*DIRECTIONS*:
Leave out the pictures and reproduce all of the data exactly.

*AVAILABLE DATA*:

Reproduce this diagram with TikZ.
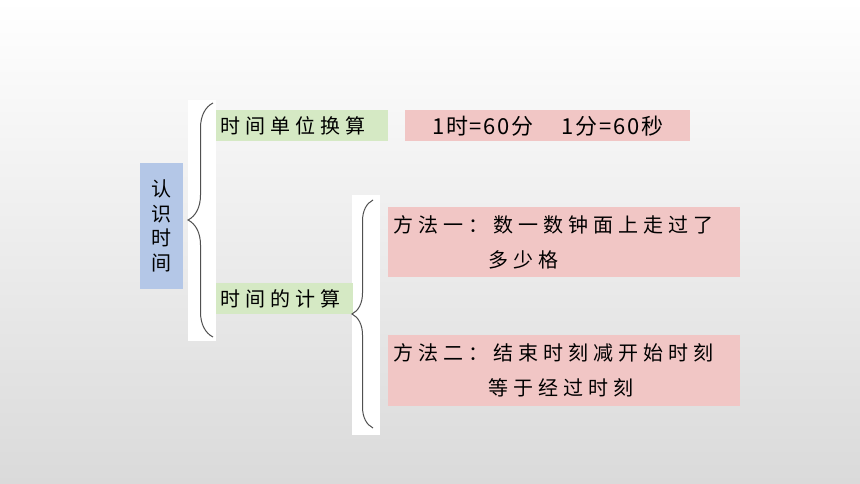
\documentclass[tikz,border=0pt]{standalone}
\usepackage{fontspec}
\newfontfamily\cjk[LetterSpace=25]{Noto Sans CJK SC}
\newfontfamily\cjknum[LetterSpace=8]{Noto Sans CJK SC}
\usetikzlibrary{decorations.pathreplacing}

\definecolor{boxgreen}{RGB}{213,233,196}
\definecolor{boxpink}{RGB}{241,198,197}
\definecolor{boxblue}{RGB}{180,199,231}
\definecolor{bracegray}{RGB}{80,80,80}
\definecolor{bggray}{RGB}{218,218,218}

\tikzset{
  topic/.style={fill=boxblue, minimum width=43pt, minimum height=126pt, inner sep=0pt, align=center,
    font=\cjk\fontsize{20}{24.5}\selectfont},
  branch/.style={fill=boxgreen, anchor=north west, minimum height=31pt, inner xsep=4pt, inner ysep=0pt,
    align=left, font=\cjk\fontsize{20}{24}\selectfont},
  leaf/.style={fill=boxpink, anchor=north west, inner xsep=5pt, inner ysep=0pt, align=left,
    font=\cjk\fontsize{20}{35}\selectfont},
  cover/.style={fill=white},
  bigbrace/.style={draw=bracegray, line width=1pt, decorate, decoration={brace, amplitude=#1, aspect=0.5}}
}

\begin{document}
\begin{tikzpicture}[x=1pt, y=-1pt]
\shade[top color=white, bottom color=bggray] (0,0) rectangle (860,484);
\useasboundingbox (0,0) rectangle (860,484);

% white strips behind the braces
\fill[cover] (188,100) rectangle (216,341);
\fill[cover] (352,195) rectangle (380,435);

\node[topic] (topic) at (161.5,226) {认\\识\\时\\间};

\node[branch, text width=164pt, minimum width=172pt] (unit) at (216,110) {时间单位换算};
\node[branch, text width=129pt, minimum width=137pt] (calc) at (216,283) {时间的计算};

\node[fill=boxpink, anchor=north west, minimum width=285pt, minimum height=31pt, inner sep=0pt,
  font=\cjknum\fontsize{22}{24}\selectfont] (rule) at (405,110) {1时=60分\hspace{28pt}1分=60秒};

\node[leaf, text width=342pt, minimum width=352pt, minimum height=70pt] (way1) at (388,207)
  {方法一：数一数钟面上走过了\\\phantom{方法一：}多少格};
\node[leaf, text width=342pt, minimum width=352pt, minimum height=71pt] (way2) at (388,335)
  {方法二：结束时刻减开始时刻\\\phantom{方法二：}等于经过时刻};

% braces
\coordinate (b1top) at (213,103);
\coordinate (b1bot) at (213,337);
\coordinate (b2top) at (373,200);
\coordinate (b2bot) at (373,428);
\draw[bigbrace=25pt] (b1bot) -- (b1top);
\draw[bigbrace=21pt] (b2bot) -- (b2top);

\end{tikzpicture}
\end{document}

*THE ANSWER*:
Reproduce this diagram with TikZ.
\documentclass[tikz,border=0pt]{standalone}
\usepackage{fontspec}
\newfontfamily\cjk[LetterSpace=25]{Noto Sans CJK SC}
\newfontfamily\cjknum[LetterSpace=8]{Noto Sans CJK SC}
\usetikzlibrary{decorations.pathreplacing}

\definecolor{boxgreen}{RGB}{213,233,196}
\definecolor{boxpink}{RGB}{241,198,197}
\definecolor{boxblue}{RGB}{180,199,231}
\definecolor{bracegray}{RGB}{80,80,80}
\definecolor{bggray}{RGB}{218,218,218}

\tikzset{
  topic/.style={fill=boxblue, minimum width=43pt, minimum height=126pt, inner sep=0pt, align=center,
    font=\cjk\fontsize{20}{24.5}\selectfont},
  branch/.style={fill=boxgreen, anchor=north west, minimum height=31pt, inner xsep=4pt, inner ysep=0pt,
    align=left, font=\cjk\fontsize{20}{24}\selectfont},
  leaf/.style={fill=boxpink, anchor=north west, inner xsep=5pt, inner ysep=0pt, align=left,
    font=\cjk\fontsize{20}{35}\selectfont},
  cover/.style={fill=white},
  bigbrace/.style={draw=bracegray, line width=1pt, decorate, decoration={brace, amplitude=#1, aspect=0.5}}
}

\begin{document}
\begin{tikzpicture}[x=1pt, y=-1pt]
\shade[top color=white, bottom color=bggray] (0,0) rectangle (860,484);
\useasboundingbox (0,0) rectangle (860,484);

% white strips behind the braces
\fill[cover] (188,100) rectangle (216,341);
\fill[cover] (352,195) rectangle (380,435);

\node[topic] (topic) at (161.5,226) {认\\识\\时\\间};

\node[branch, text width=164pt, minimum width=172pt] (unit) at (216,110) {时间单位换算};
\node[branch, text width=129pt, minimum width=137pt] (calc) at (216,283) {时间的计算};

\node[fill=boxpink, anchor=north west, minimum width=285pt, minimum height=31pt, inner sep=0pt,
  font=\cjknum\fontsize{22}{24}\selectfont] (rule) at (405,110) {1时=60分\hspace{28pt}1分=60秒};

\node[leaf, text width=342pt, minimum width=352pt, minimum height=70pt] (way1) at (388,207)
  {方法一：数一数钟面上走过了\\\phantom{方法一：}多少格};
\node[leaf, text width=342pt, minimum width=352pt, minimum height=71pt] (way2) at (388,335)
  {方法二：结束时刻减开始时刻\\\phantom{方法二：}等于经过时刻};

% braces
\coordinate (b1top) at (213,103);
\coordinate (b1bot) at (213,337);
\coordinate (b2top) at (373,200);
\coordinate (b2bot) at (373,428);
\draw[bigbrace=25pt] (b1bot) -- (b1top);
\draw[bigbrace=21pt] (b2bot) -- (b2top);

\end{tikzpicture}
\end{document}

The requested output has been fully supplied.